Ahoy to Race Week

After 22 years, Whidbey Island Race Week has become one of the premier regattas in the world.

Race Coordinator Stan Stanley has been there from the beginning, and this year is no exception. The annual regatta begins Sunday evening with a welcoming ceremony for the crews of the approximately 110 boats and crews.

Racing begins Monday when the first of 10 classes takes to the water around noon. Stanley said the races usually do not begin until the afternoon because the winds generally do not pick up until then.

Stanley said some basic tips will help keep the week enjoyable for fans and racers.

Activities at Oak Harbor Yacht Club are open to the public with the exception of the nightly awards ceremony. Seminars will be put on each morning. Those combined with a daily volleyball tournament and a golf tournament will make for an entertaining time, Stanley said.

“This is where people come to spend the week,” he said.

The best locales for viewing from the land will be the Coupeville dock and Long Point, which is a rocky point west of Coupeville. Racers will pass close to the point often, Stanley said.

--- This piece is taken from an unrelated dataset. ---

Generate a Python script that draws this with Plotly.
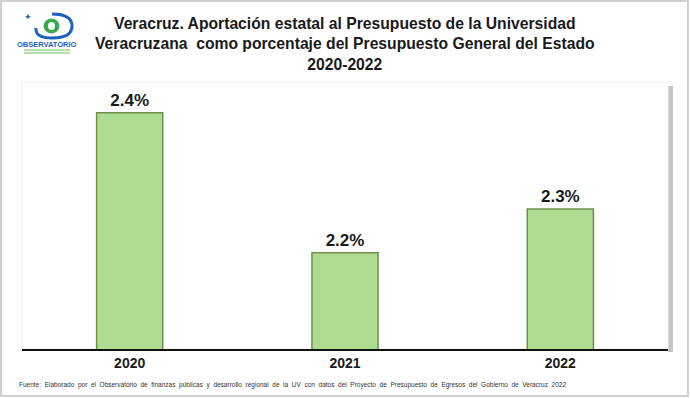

“The course is determined by where the wind is,” Stanley said.

For those who wish to get a closer look, spectators can take to the water, but Stanley warned them not to interfere with the race course, which is clearly marked with large, inflatable buoys.

Racing action can get intense in the open waters, he said.

“Some of the best racing’s in some of the smaller, slower boats,” he said. “We race six inches away from each other in 50-foot boats.”

This year’s race week will also feature the national championships for a class of Moore 24 boats. The boats in this class are all the same design.

“They’re basically identical,” he said. “It’s just a matter of who can sail the fastest.”